[Source code of charts]
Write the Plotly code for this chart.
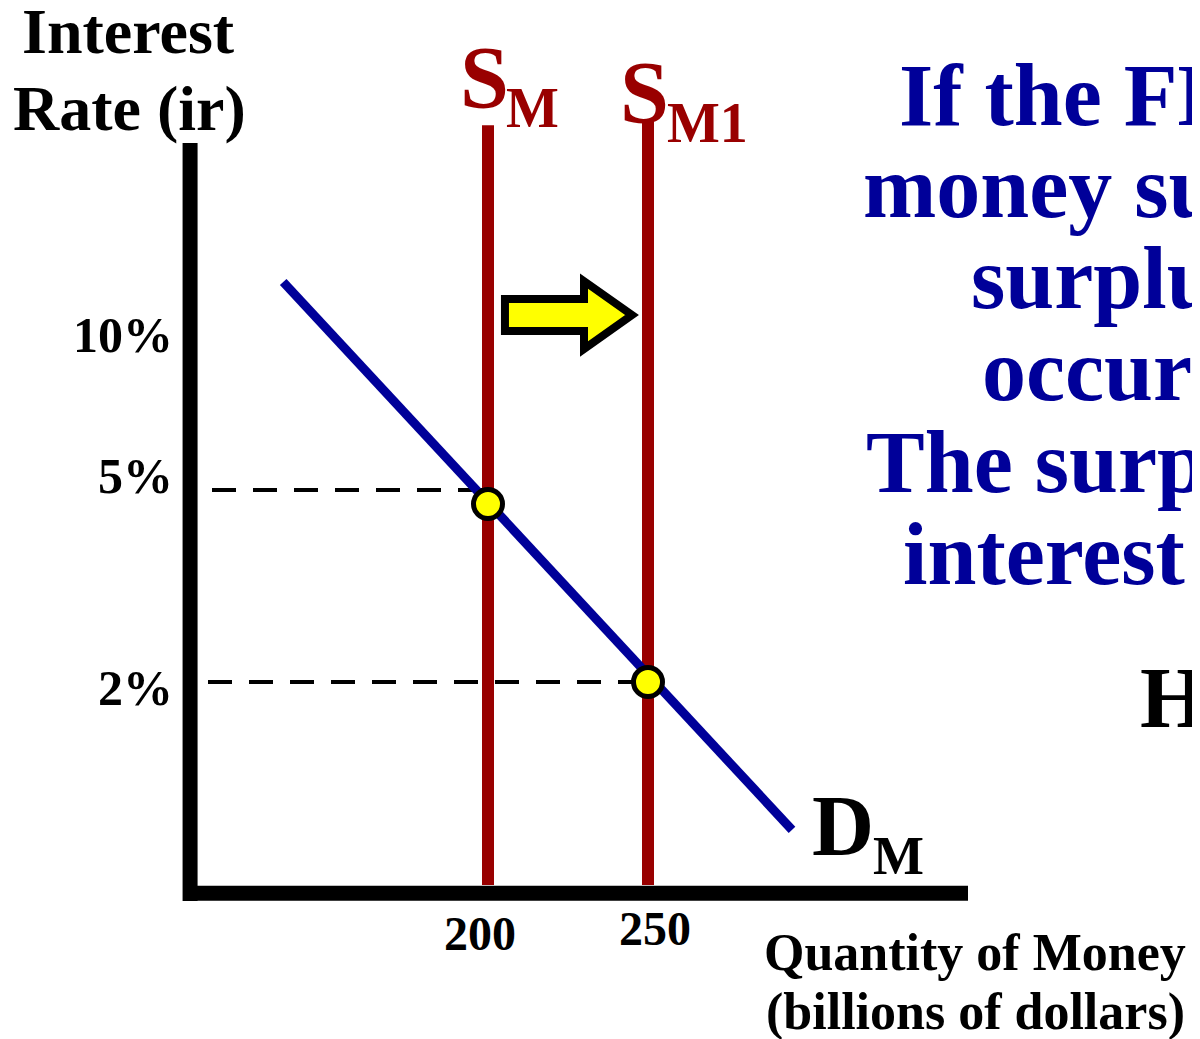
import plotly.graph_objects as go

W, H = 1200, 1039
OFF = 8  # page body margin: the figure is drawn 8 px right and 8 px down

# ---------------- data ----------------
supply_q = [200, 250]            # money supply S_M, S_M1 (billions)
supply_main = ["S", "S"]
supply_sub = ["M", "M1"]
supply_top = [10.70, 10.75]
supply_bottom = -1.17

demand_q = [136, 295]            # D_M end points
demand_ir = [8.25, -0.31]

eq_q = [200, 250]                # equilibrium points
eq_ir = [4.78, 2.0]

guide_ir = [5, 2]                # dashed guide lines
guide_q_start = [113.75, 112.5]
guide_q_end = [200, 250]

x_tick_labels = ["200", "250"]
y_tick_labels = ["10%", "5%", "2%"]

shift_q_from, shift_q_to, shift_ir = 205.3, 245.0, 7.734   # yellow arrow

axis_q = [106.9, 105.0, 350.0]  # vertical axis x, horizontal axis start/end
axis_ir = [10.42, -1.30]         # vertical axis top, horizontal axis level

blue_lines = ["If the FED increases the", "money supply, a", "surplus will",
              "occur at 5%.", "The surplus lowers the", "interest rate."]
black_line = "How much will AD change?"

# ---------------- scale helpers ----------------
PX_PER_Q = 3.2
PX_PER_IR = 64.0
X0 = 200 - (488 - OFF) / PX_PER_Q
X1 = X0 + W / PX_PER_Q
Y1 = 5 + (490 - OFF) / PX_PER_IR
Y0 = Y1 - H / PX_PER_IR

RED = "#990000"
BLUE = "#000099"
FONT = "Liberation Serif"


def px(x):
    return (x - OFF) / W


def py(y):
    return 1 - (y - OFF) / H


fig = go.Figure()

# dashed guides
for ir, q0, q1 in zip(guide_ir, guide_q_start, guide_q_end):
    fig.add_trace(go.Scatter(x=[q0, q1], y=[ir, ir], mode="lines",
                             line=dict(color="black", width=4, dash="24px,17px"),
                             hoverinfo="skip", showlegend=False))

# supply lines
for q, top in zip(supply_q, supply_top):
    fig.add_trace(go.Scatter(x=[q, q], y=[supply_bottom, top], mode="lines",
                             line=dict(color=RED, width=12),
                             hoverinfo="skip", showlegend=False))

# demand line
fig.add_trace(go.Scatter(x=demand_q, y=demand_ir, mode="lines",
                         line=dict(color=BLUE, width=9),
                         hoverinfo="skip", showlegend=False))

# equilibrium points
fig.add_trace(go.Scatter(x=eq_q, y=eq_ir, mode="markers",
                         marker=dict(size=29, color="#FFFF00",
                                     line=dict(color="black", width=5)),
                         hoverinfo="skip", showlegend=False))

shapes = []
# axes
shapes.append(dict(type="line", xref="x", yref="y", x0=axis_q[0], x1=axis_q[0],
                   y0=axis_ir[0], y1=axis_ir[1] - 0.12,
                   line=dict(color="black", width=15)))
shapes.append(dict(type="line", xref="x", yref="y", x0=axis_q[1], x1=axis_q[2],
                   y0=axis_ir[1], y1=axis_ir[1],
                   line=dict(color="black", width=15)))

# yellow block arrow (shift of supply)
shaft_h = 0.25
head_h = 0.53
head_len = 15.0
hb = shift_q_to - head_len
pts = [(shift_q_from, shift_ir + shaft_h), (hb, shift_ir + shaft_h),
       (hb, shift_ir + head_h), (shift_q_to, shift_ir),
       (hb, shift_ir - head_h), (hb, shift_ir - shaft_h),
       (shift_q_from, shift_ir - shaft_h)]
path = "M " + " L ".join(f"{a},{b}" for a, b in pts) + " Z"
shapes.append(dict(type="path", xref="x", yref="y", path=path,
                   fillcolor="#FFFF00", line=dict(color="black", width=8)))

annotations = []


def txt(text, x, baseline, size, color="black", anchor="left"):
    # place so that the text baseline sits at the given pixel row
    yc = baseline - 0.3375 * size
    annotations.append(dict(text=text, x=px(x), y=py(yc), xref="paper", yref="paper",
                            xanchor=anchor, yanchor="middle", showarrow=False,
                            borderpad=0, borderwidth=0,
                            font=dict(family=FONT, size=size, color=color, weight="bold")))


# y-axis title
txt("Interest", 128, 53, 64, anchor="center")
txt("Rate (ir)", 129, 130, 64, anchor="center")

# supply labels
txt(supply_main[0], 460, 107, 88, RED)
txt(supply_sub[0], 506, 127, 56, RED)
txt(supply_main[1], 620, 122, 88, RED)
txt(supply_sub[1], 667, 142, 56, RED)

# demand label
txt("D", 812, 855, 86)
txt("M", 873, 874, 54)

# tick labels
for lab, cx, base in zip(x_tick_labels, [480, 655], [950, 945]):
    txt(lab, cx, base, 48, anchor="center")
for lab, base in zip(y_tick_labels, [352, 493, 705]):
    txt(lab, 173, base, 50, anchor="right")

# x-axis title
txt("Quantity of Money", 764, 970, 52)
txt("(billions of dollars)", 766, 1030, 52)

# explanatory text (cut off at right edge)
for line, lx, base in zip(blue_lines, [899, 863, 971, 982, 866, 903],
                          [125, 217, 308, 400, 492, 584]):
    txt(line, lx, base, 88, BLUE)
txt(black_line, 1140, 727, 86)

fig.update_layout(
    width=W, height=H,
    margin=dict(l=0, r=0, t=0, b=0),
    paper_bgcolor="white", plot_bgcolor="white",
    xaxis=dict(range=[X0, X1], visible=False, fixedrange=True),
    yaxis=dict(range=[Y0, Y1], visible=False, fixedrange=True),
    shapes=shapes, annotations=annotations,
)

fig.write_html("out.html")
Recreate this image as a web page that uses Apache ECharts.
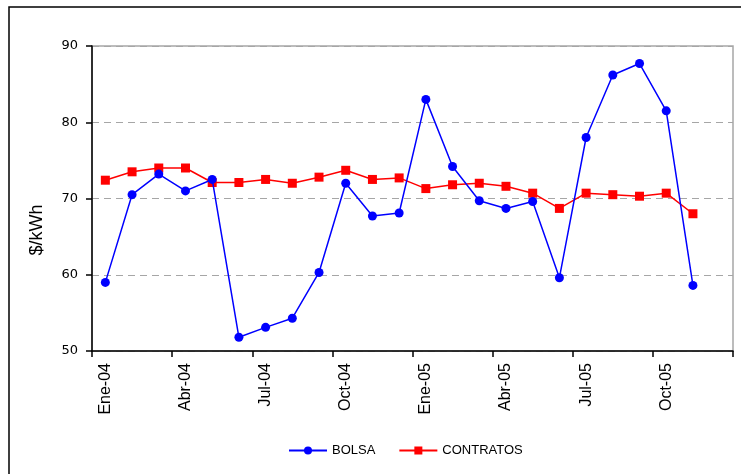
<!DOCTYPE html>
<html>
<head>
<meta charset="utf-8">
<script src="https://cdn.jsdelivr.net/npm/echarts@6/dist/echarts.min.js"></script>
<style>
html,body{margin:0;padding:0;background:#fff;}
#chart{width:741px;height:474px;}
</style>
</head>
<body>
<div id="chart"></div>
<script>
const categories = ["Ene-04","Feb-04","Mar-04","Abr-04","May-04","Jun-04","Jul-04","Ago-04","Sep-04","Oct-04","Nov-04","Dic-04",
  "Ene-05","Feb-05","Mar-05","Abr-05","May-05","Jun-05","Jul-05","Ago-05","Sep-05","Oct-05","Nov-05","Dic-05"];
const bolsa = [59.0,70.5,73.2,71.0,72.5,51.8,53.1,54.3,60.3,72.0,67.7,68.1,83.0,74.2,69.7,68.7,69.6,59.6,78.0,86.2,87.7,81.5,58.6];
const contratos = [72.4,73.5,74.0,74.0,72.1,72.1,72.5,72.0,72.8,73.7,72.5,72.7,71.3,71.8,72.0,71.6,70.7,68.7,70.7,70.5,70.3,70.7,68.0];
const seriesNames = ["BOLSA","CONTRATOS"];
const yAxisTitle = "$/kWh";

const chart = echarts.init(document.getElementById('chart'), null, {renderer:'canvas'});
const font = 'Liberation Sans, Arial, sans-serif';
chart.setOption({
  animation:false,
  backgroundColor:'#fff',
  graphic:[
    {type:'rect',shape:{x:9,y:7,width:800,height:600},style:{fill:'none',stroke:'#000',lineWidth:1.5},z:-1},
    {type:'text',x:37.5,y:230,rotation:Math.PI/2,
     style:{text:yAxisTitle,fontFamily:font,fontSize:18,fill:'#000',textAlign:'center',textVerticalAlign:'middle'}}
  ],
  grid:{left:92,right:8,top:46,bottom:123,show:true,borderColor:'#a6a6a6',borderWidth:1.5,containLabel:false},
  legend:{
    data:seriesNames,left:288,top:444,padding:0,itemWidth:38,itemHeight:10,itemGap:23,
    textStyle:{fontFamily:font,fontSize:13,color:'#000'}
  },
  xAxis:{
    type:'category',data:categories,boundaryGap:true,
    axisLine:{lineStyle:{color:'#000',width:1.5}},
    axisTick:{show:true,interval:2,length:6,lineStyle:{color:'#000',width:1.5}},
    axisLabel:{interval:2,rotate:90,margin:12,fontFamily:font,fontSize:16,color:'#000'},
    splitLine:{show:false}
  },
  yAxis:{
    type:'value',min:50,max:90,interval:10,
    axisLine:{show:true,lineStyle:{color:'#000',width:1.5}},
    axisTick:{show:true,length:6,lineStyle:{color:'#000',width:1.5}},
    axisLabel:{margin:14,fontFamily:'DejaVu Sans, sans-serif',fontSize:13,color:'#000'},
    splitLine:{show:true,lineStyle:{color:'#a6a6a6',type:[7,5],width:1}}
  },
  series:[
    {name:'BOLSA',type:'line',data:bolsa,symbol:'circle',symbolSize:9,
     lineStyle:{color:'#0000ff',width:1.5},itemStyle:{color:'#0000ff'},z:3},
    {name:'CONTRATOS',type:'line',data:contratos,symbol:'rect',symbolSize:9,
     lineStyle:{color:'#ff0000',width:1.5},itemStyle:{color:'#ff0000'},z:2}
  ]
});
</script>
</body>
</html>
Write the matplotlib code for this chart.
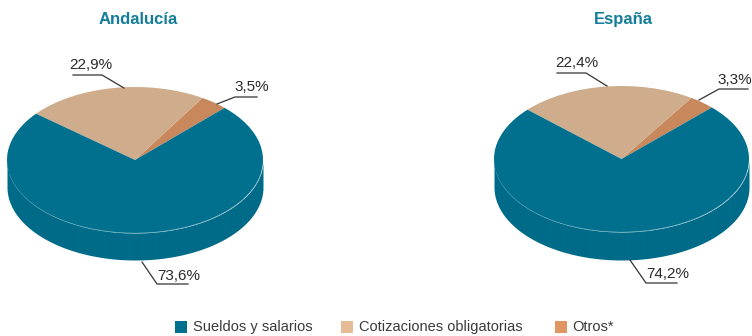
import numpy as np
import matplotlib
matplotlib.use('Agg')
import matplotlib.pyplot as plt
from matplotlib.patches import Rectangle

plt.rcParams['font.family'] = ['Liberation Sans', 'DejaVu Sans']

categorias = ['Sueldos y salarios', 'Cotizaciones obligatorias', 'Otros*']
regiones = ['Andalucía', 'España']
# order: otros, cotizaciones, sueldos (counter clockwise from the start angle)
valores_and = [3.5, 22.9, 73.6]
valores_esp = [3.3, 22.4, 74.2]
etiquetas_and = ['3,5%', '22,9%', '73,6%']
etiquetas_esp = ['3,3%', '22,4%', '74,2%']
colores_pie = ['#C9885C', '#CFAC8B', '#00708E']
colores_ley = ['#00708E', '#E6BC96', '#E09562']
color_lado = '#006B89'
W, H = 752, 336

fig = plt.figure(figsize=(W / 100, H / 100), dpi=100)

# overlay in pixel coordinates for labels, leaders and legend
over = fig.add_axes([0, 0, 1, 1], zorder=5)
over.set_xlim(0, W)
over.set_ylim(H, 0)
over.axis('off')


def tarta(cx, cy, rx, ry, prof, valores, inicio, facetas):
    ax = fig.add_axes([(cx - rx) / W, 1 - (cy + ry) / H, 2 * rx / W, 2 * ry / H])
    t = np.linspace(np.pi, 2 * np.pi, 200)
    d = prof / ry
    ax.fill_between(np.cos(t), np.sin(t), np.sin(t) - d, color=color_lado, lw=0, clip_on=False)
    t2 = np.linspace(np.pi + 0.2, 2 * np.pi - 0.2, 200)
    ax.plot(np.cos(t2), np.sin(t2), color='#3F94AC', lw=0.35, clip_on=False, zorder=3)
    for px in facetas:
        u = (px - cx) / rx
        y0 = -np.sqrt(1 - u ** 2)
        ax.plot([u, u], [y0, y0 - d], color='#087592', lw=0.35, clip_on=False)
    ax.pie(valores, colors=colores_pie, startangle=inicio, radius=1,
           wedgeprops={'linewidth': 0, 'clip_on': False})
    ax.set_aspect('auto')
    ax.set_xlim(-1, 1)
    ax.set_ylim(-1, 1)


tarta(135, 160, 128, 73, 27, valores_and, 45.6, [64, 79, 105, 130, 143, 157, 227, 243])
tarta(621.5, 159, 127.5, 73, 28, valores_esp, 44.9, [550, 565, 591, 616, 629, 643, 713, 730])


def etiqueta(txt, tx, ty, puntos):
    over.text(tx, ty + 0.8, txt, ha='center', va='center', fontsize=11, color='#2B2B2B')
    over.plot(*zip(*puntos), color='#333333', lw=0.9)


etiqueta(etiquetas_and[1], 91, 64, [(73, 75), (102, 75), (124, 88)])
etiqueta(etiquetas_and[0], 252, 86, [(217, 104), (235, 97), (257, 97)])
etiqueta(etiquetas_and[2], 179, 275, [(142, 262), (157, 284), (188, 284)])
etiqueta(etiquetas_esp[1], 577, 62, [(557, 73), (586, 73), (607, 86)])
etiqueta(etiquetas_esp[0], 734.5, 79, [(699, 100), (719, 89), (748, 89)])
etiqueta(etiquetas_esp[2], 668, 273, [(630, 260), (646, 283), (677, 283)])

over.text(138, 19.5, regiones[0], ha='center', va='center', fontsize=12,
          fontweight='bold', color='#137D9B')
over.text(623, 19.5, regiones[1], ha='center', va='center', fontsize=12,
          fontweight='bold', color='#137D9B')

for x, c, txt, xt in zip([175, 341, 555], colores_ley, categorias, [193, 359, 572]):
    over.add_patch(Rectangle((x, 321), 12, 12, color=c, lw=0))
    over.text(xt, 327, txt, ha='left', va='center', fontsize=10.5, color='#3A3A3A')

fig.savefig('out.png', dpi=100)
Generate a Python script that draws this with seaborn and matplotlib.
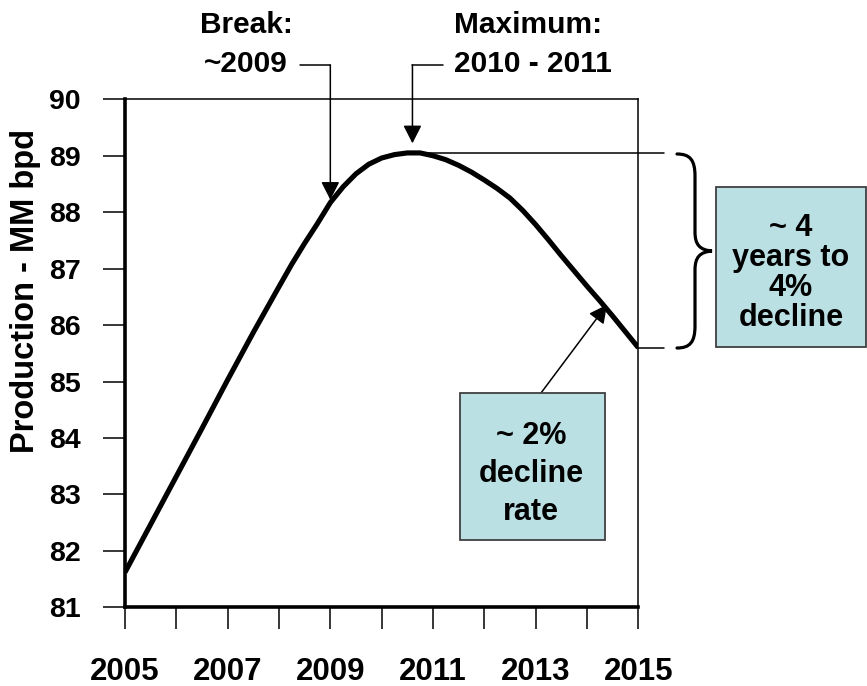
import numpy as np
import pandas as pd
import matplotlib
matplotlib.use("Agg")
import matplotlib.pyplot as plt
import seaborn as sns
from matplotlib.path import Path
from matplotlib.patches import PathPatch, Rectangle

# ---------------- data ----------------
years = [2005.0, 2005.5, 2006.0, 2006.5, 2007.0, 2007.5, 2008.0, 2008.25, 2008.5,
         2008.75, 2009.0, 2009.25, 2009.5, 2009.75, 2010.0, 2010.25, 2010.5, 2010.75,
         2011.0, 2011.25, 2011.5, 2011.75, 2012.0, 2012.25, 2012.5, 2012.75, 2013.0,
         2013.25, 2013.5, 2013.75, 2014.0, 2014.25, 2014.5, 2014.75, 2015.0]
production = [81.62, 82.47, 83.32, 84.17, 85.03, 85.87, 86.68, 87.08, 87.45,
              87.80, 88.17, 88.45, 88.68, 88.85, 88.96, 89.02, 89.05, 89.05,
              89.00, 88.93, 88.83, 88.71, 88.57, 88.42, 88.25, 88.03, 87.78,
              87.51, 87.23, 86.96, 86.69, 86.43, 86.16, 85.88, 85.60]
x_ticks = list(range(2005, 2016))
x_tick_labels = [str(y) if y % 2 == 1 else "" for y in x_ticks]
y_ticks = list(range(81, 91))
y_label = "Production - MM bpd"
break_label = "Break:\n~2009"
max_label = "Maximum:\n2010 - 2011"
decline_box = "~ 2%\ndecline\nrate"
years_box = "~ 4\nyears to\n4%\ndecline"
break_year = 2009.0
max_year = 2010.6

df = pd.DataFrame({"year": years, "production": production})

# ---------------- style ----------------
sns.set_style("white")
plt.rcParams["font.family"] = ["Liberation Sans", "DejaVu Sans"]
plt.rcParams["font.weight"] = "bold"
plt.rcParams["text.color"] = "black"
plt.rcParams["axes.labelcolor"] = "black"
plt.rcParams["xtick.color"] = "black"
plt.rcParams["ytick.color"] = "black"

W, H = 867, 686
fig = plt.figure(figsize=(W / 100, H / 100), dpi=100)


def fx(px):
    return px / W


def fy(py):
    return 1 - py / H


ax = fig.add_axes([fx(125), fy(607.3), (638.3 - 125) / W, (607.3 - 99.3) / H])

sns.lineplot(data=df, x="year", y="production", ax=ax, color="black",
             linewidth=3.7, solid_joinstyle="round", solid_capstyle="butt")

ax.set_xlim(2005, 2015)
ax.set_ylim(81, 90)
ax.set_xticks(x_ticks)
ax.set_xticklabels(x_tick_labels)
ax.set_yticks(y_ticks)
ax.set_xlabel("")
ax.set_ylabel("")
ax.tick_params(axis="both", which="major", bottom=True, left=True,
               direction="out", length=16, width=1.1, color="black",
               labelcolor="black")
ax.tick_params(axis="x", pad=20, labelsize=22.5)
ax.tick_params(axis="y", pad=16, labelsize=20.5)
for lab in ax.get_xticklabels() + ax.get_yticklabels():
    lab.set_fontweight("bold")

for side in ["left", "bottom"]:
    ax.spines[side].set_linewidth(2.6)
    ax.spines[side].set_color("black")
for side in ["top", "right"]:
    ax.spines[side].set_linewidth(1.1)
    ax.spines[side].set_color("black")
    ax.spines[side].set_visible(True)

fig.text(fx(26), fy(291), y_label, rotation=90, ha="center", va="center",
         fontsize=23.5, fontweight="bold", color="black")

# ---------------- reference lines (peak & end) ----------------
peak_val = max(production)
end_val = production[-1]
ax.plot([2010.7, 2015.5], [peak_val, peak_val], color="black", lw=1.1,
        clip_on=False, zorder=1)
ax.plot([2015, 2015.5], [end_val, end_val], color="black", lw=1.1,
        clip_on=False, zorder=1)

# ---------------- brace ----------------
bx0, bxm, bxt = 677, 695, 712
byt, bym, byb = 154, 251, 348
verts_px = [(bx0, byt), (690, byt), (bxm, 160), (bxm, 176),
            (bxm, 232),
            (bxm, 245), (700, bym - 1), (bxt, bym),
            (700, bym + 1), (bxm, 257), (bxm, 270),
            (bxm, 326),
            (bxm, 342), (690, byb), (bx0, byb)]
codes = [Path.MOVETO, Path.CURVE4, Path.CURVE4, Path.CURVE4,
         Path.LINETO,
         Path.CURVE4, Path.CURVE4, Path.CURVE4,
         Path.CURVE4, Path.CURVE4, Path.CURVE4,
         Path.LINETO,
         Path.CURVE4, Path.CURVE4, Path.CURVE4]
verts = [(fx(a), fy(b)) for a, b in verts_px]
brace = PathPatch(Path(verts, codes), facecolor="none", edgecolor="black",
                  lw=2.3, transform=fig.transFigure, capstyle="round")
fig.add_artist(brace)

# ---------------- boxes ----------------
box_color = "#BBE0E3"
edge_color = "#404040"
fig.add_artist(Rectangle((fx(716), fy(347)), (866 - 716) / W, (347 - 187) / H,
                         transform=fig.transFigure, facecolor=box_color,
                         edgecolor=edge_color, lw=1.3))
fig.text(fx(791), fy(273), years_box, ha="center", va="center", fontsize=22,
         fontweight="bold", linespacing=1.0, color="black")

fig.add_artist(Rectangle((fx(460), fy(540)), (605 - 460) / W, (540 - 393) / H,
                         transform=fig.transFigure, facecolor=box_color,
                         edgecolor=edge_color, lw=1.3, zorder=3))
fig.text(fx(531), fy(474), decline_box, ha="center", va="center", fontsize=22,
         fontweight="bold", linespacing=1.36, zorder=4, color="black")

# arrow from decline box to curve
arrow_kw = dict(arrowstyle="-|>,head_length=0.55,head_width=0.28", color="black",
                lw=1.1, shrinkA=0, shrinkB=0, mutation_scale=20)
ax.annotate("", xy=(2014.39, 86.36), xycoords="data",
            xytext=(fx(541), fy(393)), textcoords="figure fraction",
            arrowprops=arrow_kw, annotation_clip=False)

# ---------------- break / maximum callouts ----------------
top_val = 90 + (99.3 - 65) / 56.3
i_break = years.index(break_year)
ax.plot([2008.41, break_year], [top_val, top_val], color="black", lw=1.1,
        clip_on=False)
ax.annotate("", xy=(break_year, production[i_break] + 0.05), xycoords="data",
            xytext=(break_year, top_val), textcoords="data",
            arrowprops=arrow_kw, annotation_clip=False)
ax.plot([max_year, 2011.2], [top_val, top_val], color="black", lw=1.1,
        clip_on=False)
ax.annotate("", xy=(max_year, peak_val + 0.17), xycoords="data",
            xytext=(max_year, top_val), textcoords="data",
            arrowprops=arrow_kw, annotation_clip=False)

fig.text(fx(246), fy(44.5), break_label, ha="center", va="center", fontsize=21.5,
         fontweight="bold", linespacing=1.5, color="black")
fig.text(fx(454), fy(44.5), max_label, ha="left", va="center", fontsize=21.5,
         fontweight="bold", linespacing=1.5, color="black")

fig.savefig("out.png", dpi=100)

## REQUIRED WORK
Write out, word for word, the lines from the start of the data through the one holding "shift_q_from, shift_q_to, shift_ir". Omit pictures.

## RESPONSE
Write the Plotly code for this chart.
import plotly.graph_objects as go

W, H = 1200, 1039
OFF = 8  # page body margin: the figure is drawn 8 px right and 8 px down

# ---------------- data ----------------
supply_q = [200, 250]            # money supply S_M, S_M1 (billions)
supply_main = ["S", "S"]
supply_sub = ["M", "M1"]
supply_top = [10.70, 10.75]
supply_bottom = -1.17

demand_q = [136, 295]            # D_M end points
demand_ir = [8.25, -0.31]

eq_q = [200, 250]                # equilibrium points
eq_ir = [4.78, 2.0]

guide_ir = [5, 2]                # dashed guide lines
guide_q_start = [113.75, 112.5]
guide_q_end = [200, 250]

x_tick_labels = ["200", "250"]
y_tick_labels = ["10%", "5%", "2%"]

shift_q_from, shift_q_to, shift_ir = 205.3, 245.0, 7.734   # yellow arrow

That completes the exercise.